The US for its part increasingly responds in kind. When he met Putin for the first time, George W Bush famously remarked that he looked into the other man's eyes and saw his soul. These days the mood in Washington is summed up by that Senate foreign policy lion John McCain – "I look into Putin's eyes and see three letters, K G B." Obama clings to the notion of "reset", but old views are taking over, that Moscow's behaviour doesn't warrant a seat at the top table, that the only talk they understand is tough talk. It all adds up to a perfect recipe for impasse.

But impasse does not mean a new Cold War. Yes, Russia remains the one country that can blow the US off the face of the earth, but in no other sense is it a superpower. The West long since won the ideological struggle, and Russia's population is half that of the old Soviet Union, and shrinking by the year. Close your eyes, though, and it's easy to believe that history has been turned back half a century.
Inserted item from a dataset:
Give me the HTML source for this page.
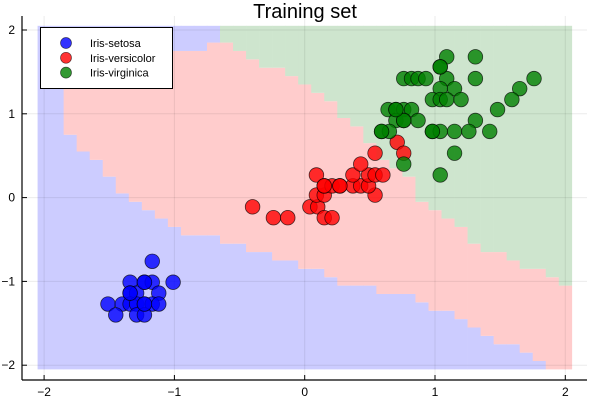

Old-school Sovietologists are back in business, and Russian espionage, we are told, is back to Cold War levels. In Moscow, for today's harassed opposition read the dissidents of yesteryear. The US ambassador refers in a speech to corruption and is instantly accused by Putin's media of "promoting revolution". In Washington, meanwhile, Congress is again preparing laws to punish Russia for human rights violations.

The 1970s produced the Jackson-Vanik Act, tying trade concessions to the emigration of Soviet Jews. That may now be a Magnitsky Act, named after the Russian lawyer beaten to death in prison after alleging fraud by government officials, that would impose visa and banking restriction on Russian officials implicated in human rights abuses. Obama stalls, but some form of bill almost certainly will be passed.

A couple of months ago, the chatterati were mocking Obama's Republican challenger Mitt Romney as an ignorant Cold War warrior when he described Russia as "the greatest geopolitical threat" facing the US. That's an exaggeration, but no one's laughing any more.